[Listed records]
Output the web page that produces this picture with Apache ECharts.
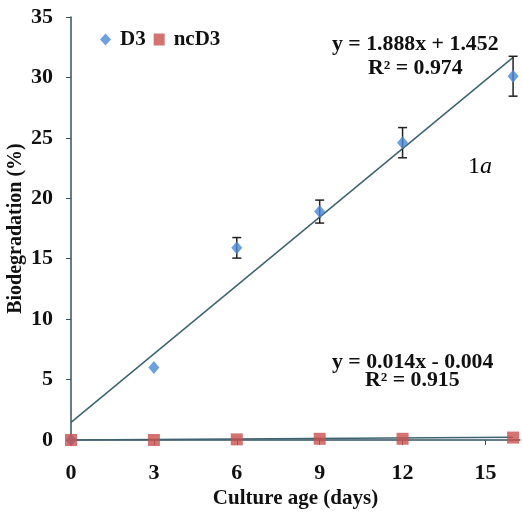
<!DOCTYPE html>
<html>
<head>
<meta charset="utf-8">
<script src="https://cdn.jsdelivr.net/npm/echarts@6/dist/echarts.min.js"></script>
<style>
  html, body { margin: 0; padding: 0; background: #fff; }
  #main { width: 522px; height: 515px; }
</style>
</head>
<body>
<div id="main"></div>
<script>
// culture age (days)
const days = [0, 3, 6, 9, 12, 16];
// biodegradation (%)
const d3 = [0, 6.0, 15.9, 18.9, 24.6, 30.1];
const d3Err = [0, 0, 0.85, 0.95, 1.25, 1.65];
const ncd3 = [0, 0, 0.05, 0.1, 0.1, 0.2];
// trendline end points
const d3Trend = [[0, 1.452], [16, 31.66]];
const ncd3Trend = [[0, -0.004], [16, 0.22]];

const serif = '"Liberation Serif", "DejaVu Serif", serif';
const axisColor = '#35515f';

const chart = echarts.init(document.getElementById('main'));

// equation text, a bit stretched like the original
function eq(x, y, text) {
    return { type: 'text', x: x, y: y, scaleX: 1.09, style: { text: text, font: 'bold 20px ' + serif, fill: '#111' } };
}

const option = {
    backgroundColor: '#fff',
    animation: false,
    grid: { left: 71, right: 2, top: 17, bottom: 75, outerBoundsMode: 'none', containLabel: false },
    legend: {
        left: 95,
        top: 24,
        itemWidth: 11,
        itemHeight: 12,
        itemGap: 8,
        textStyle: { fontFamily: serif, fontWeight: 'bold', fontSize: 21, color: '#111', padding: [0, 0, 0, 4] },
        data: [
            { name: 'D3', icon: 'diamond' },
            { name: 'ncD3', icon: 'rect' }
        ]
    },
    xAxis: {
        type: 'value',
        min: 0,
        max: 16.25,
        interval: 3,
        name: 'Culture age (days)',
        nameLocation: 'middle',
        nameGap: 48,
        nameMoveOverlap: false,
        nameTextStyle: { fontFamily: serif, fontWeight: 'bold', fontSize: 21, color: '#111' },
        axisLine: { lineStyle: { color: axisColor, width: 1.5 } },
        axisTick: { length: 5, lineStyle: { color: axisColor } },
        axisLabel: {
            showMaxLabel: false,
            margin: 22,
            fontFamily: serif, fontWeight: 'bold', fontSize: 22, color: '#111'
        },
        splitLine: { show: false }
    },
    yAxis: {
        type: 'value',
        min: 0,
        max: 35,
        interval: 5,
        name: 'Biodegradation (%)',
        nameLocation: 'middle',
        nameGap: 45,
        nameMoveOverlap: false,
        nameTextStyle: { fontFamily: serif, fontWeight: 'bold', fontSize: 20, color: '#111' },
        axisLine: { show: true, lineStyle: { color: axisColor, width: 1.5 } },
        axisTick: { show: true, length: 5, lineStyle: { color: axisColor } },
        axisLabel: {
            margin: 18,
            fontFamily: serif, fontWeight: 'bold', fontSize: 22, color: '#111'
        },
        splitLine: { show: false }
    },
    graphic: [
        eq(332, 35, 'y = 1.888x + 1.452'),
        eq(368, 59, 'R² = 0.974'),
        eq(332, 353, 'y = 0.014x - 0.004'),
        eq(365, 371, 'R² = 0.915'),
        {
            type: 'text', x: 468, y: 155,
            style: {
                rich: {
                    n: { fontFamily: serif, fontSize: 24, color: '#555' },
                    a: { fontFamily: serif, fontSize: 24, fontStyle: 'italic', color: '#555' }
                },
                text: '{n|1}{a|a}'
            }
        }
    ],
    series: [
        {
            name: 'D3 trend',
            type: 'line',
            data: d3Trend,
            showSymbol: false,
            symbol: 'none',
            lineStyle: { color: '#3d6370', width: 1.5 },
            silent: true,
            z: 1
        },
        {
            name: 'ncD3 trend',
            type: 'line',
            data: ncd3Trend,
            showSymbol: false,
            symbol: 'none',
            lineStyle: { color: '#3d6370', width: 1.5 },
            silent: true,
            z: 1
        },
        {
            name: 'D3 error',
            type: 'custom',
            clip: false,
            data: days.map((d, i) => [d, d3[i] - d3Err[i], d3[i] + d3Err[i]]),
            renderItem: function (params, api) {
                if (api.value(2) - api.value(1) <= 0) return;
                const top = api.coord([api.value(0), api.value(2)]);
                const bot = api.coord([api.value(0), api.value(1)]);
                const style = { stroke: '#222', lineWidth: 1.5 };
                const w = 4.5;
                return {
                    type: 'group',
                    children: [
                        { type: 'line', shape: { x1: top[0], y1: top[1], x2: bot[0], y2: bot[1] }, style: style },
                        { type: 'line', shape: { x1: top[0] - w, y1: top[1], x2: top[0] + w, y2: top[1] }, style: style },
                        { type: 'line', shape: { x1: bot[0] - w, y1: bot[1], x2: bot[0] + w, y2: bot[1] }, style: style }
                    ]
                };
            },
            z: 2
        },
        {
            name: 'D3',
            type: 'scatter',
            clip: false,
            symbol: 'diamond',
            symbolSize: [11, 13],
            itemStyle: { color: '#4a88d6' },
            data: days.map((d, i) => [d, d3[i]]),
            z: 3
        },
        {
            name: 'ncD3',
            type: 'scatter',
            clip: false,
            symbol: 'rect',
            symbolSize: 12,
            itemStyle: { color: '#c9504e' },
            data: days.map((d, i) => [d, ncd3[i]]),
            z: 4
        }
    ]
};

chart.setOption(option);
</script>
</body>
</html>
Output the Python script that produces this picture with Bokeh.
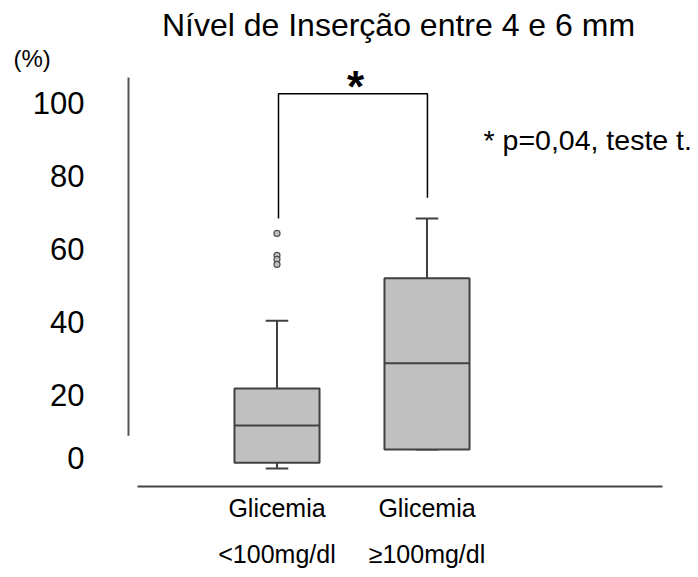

[Given task]
Without including any pictures, print each record exactly.

[Response for this exercise]
Output the web page that produces this picture with Apache ECharts.
<!DOCTYPE html>
<html>
<head>
<meta charset="utf-8">
<script src="https://cdn.jsdelivr.net/npm/echarts@6/dist/echarts.min.js"></script>
<style>
  html, body { margin: 0; padding: 0; background: #fff; }
  #main { width: 522px; height: 515px; }
</style>
</head>
<body>
<div id="main"></div>
<script>
// culture age (days)
const days = [0, 3, 6, 9, 12, 16];
// biodegradation (%)
const d3 = [0, 6.0, 15.9, 18.9, 24.6, 30.1];
const d3Err = [0, 0, 0.85, 0.95, 1.25, 1.65];
const ncd3 = [0, 0, 0.05, 0.1, 0.1, 0.2];
// trendline end points
const d3Trend = [[0, 1.452], [16, 31.66]];
const ncd3Trend = [[0, -0.004], [16, 0.22]];

const serif = '"Liberation Serif", "DejaVu Serif", serif';
const axisColor = '#35515f';

const chart = echarts.init(document.getElementById('main'));

// equation text, a bit stretched like the original
function eq(x, y, text) {
    return { type: 'text', x: x, y: y, scaleX: 1.09, style: { text: text, font: 'bold 20px ' + serif, fill: '#111' } };
}

const option = {
    backgroundColor: '#fff',
    animation: false,
    grid: { left: 71, right: 2, top: 17, bottom: 75, outerBoundsMode: 'none', containLabel: false },
    legend: {
        left: 95,
        top: 24,
        itemWidth: 11,
        itemHeight: 12,
        itemGap: 8,
        textStyle: { fontFamily: serif, fontWeight: 'bold', fontSize: 21, color: '#111', padding: [0, 0, 0, 4] },
        data: [
            { name: 'D3', icon: 'diamond' },
            { name: 'ncD3', icon: 'rect' }
        ]
    },
    xAxis: {
        type: 'value',
        min: 0,
        max: 16.25,
        interval: 3,
        name: 'Culture age (days)',
        nameLocation: 'middle',
        nameGap: 48,
        nameMoveOverlap: false,
        nameTextStyle: { fontFamily: serif, fontWeight: 'bold', fontSize: 21, color: '#111' },
        axisLine: { lineStyle: { color: axisColor, width: 1.5 } },
        axisTick: { length: 5, lineStyle: { color: axisColor } },
        axisLabel: {
            showMaxLabel: false,
            margin: 22,
            fontFamily: serif, fontWeight: 'bold', fontSize: 22, color: '#111'
        },
        splitLine: { show: false }
    },
    yAxis: {
        type: 'value',
        min: 0,
        max: 35,
        interval: 5,
        name: 'Biodegradation (%)',
        nameLocation: 'middle',
        nameGap: 45,
        nameMoveOverlap: false,
        nameTextStyle: { fontFamily: serif, fontWeight: 'bold', fontSize: 20, color: '#111' },
        axisLine: { show: true, lineStyle: { color: axisColor, width: 1.5 } },
        axisTick: { show: true, length: 5, lineStyle: { color: axisColor } },
        axisLabel: {
            margin: 18,
            fontFamily: serif, fontWeight: 'bold', fontSize: 22, color: '#111'
        },
        splitLine: { show: false }
    },
    graphic: [
        eq(332, 35, 'y = 1.888x + 1.452'),
        eq(368, 59, 'R² = 0.974'),
        eq(332, 353, 'y = 0.014x - 0.004'),
        eq(365, 371, 'R² = 0.915'),
        {
            type: 'text', x: 468, y: 155,
            style: {
                rich: {
                    n: { fontFamily: serif, fontSize: 24, color: '#555' },
                    a: { fontFamily: serif, fontSize: 24, fontStyle: 'italic', color: '#555' }
                },
                text: '{n|1}{a|a}'
            }
        }
    ],
    series: [
        {
            name: 'D3 trend',
            type: 'line',
            data: d3Trend,
            showSymbol: false,
            symbol: 'none',
            lineStyle: { color: '#3d6370', width: 1.5 },
            silent: true,
            z: 1
        },
        {
            name: 'ncD3 trend',
            type: 'line',
            data: ncd3Trend,
            showSymbol: false,
            symbol: 'none',
            lineStyle: { color: '#3d6370', width: 1.5 },
            silent: true,
            z: 1
        },
        {
            name: 'D3 error',
            type: 'custom',
            clip: false,
            data: days.map((d, i) => [d, d3[i] - d3Err[i], d3[i] + d3Err[i]]),
            renderItem: function (params, api) {
                if (api.value(2) - api.value(1) <= 0) return;
                const top = api.coord([api.value(0), api.value(2)]);
                const bot = api.coord([api.value(0), api.value(1)]);
                const style = { stroke: '#222', lineWidth: 1.5 };
                const w = 4.5;
                return {
                    type: 'group',
                    children: [
                        { type: 'line', shape: { x1: top[0], y1: top[1], x2: bot[0], y2: bot[1] }, style: style },
                        { type: 'line', shape: { x1: top[0] - w, y1: top[1], x2: top[0] + w, y2: top[1] }, style: style },
                        { type: 'line', shape: { x1: bot[0] - w, y1: bot[1], x2: bot[0] + w, y2: bot[1] }, style: style }
                    ]
                };
            },
            z: 2
        },
        {
            name: 'D3',
            type: 'scatter',
            clip: false,
            symbol: 'diamond',
            symbolSize: [11, 13],
            itemStyle: { color: '#4a88d6' },
            data: days.map((d, i) => [d, d3[i]]),
            z: 3
        },
        {
            name: 'ncD3',
            type: 'scatter',
            clip: false,
            symbol: 'rect',
            symbolSize: 12,
            itemStyle: { color: '#c9504e' },
            data: days.map((d, i) => [d, ncd3[i]]),
            z: 4
        }
    ]
};

chart.setOption(option);
</script>
</body>
</html>
Output the Python script that produces this picture with Bokeh.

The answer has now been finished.